Fast and wild: new paper on my “boottest” program

Three coauthors and I just released a working paper that explains what the wild cluster bootstrap is, how to extend it to various econometric contexts, how to make it go really fast, and how to do it all with my “boottest” program for Stata. The paper is meant to be pedagogic, as most of the methodological ideas are not new. The novel ideas pertain mainly to techniques for speeding up the bootstrap, and to something called Restricted Limited-Information Maximum Likelihood estimation. The title is “Fast and Wild: Bootstrap Inference in Stata Using boottest.”

A few years ago I read the clever study by Kevin Croke that turned a short-term deworming impact study into a long-term one. Back in 2006, Harold Alderman and coauthors reported on a randomized study in Uganda of whether routinely giving children albendazole, a deworming pill, increased their weight. (Most of these children were poorly enough off that any weight gain was probably a sign of improved health.) In that study, the average lag from treatment to follow-up was 16.6 months. But randomized trials, as I like to say, are like the drop of a pebble in a pond: their ripples continue to radiate. Kevin followed up much later on the experiment by linking it to survey data from Uwezo on the ability of Ugandan children to read and do math, gathered in 2010–11. He obtained reading and math scores for some 700 children in parishes (groups of villages) that had been part of the experiment. This let him turn a study of  short-term effects on weight gain into one of long-term effects on academic ability.

In a standard move, the Croke paper clusters standard errors by parish, to combat the false precision that might arise if outcomes are correlated for children within a parish for unmeasured reasons. And because there are relatively few parishes—10 in the treatment group, 12 in the control—the paper uses the “wild cluster bootstrap” to interpret the results. This method has become popular since Cameron, Gelbach, and Miller proposed it about 10 years ago.

Kevin’s paper introduced me to this method. As a part of my effort to understand it, I wrote a code fragment to apply it. I quickly saw that the available programs for wild bootstrapping in Stata, cgmreg and cgmwildboot were useful, but could be dramatically improved upon, at least in speed. And so I wrote my own program, boottest, and shared it with the community of Stata users. As programs often do, this one grew in features and complexity, largely in response to feedback from users. In standard applications, like Kevin’s, the program is so damn fast it must seem like alchemy to new users, returning instantaneously results that would once have taken long enough that you could get a cup of coffee while you waited.
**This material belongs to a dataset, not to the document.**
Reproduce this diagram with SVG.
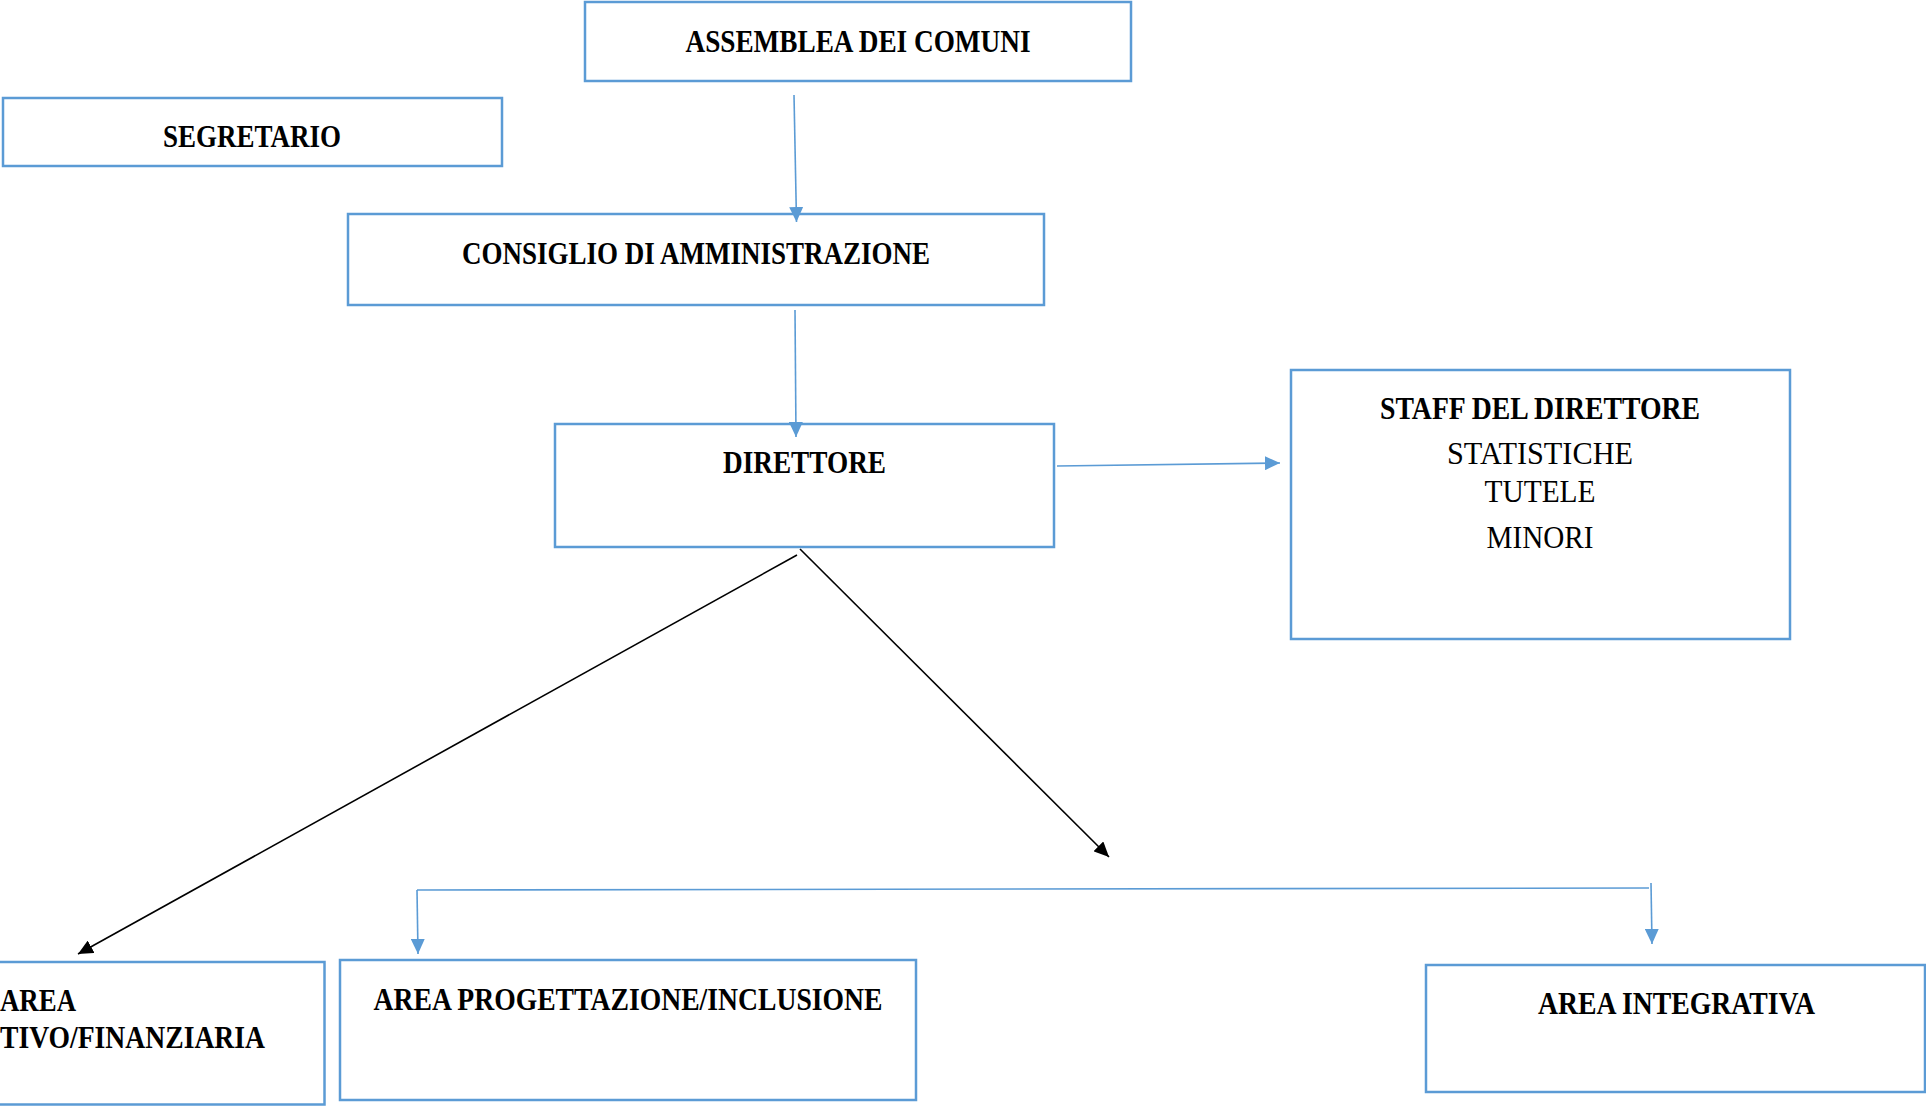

The new paper offers a pedagogic introduction to wild (cluster) bootstrapping. I’m pleased and honored to have coauthored it with James MacKinnon, Morten Nielsen, and Matthew Webb. James in particular is a giant in the field; he coauthored many of the papers that led to the development of the wild cluster bootstrap (among numerous other methods), as well as a leading textbooks on econometrics.

The new paper also divulges the secrets of boottest’s speed. I think there’s a lesson here about just how much more efficiently mathematical code can sometimes be made to run when you carefully state and analyze the algorithm. And in computationally intensive techniques such as bootstraps, speed can matter.